Историзм и фантастика прозы имеют глубокие корни в китайском традиционном мировоззрении. Конфуций, заложивший в VI веке до н. э. основы своего учения, был яростным поклонником всего подлинного, правдивого, достоверного и не менее яростным порицателем всякого рода выдумок. Поэтичнейшие древние мифы он отвергал вовсе или вылущивал из них якобы историческое зерно. Мифические персонажи становились у него мудрыми правителями, которые умели следовать истинному пути и подчинять себе народ без насилия над его природой; баснословное прошлое превращалось в достоверную историю с датами, именами, событиями и т. п.

На другом полюсе мировидения древних китайцев находятся представители противоположного по духу вероучения – даосизма (от «дао» – «путь»), основателями которого считаются Лao-цзы, автор «Дао дэ цзина» – «Книги о пути и его воплощениях», и Чжуан-цзы, оставивший после себя собрание странных фантастических притч и диалогов. И «отцы» даосизма, и их многочисленные последователи словно задались целью опровергать любое утверждение конфуцианцев – в их сочинениях царствует фантастика во всевозможных видах, чудесное не только не отрицается, но и всячески культивируется.

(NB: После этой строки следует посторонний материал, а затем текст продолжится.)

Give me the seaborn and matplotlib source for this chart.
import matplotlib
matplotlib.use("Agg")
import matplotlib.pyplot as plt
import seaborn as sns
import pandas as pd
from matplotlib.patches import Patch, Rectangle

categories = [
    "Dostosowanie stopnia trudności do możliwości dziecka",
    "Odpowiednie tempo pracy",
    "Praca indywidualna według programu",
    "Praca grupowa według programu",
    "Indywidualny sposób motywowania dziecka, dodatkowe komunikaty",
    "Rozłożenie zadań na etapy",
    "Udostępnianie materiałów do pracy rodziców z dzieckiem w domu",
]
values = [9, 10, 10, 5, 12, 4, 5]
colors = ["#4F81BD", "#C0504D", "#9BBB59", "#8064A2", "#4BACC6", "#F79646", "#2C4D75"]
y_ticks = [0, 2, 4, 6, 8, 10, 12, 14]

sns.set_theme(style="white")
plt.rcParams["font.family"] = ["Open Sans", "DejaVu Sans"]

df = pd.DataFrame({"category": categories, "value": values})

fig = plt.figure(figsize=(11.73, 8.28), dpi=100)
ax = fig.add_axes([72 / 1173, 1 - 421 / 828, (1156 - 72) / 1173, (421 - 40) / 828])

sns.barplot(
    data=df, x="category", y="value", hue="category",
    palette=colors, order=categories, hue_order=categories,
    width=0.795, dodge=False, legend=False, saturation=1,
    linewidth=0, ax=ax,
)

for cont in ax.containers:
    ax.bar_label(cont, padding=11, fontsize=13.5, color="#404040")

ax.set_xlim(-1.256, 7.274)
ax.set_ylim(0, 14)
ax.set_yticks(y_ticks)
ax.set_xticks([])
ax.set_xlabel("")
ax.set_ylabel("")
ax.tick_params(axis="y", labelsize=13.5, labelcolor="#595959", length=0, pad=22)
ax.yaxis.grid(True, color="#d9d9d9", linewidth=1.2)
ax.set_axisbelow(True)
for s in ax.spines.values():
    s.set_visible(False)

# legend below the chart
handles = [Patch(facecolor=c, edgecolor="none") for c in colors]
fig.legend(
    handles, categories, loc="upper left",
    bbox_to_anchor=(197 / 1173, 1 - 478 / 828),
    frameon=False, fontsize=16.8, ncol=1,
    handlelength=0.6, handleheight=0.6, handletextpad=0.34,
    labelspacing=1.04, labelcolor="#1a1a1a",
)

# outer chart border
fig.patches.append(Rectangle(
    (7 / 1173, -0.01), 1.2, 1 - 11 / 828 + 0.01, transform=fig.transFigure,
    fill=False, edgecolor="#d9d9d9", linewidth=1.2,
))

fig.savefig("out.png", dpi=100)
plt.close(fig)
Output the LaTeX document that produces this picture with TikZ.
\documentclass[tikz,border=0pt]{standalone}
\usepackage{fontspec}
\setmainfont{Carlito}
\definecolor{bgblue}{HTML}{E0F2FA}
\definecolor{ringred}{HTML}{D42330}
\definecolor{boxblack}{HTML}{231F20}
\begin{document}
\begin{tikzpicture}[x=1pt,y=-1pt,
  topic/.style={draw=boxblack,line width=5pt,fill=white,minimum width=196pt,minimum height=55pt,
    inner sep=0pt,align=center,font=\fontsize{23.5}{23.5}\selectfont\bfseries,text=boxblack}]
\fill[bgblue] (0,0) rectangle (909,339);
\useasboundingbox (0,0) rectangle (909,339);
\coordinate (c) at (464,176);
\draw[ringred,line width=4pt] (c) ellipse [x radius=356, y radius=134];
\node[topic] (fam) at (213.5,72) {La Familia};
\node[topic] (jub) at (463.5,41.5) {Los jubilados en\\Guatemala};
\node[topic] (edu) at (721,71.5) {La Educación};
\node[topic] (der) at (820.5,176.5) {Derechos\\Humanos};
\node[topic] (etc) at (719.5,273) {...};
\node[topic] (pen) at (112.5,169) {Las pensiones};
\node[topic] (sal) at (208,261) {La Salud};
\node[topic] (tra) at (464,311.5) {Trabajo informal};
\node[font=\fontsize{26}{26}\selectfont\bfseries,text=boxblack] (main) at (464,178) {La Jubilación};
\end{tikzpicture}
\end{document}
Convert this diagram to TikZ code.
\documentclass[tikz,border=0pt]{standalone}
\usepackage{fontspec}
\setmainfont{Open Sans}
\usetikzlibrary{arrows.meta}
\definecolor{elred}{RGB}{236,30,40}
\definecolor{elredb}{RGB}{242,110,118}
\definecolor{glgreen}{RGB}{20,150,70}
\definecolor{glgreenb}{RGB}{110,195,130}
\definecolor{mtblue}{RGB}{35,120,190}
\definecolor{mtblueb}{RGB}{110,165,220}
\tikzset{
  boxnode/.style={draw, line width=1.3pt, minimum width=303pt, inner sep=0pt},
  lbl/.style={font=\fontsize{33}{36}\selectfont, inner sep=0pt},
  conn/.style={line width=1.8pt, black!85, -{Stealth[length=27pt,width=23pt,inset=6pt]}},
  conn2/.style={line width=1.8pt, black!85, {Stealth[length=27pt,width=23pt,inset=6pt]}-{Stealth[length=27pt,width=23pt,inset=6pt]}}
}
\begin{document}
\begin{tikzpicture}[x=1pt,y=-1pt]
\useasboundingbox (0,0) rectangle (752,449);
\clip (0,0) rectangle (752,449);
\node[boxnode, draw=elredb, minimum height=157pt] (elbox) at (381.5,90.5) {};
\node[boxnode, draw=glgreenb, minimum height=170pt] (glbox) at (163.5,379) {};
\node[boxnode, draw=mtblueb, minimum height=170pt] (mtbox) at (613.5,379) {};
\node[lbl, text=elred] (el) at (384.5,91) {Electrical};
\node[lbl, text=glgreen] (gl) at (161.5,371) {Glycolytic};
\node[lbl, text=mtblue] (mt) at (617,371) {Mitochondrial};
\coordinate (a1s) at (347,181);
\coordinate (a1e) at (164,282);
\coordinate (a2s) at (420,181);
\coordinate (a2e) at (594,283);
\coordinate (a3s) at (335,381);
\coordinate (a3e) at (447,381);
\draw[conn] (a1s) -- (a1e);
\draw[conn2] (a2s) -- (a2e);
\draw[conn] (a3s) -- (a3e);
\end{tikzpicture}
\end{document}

Китайская культура редко представляет какое-то из этих двух учений в чистом, беспримесном виде. Скорее мы можем говорить о переплетении конфуцианских идей с даосскими, а также о воздействии буддизма, начиная с I века н. э., когда он пришел из Индии. В разные эпохи преимущественное влияние на умы могло оказывать даосское, буддийское или конфуцианское учение, но глубинное их единство всегда сохранялось. Пожалуй, в повествовательной прозе оно ощутимо, как ни в одном другом виде словесности.

«Беллетристика» возникла в Китае позднее деловой, утилитарной прозы. Последняя, впрочем, тоже не лишена художественных достоинств – многие произведения историографии и философской публицистики несут в себе отчетливо выраженное художественное начало. Так, в книге Чжуан-цзы даосские идеи облечены в столь яркую, далекую от сухой рассудочности форму, что и вне философского контекста способны оказать на читателя (и столетиями оказывали!) чисто эстетическое воздействие.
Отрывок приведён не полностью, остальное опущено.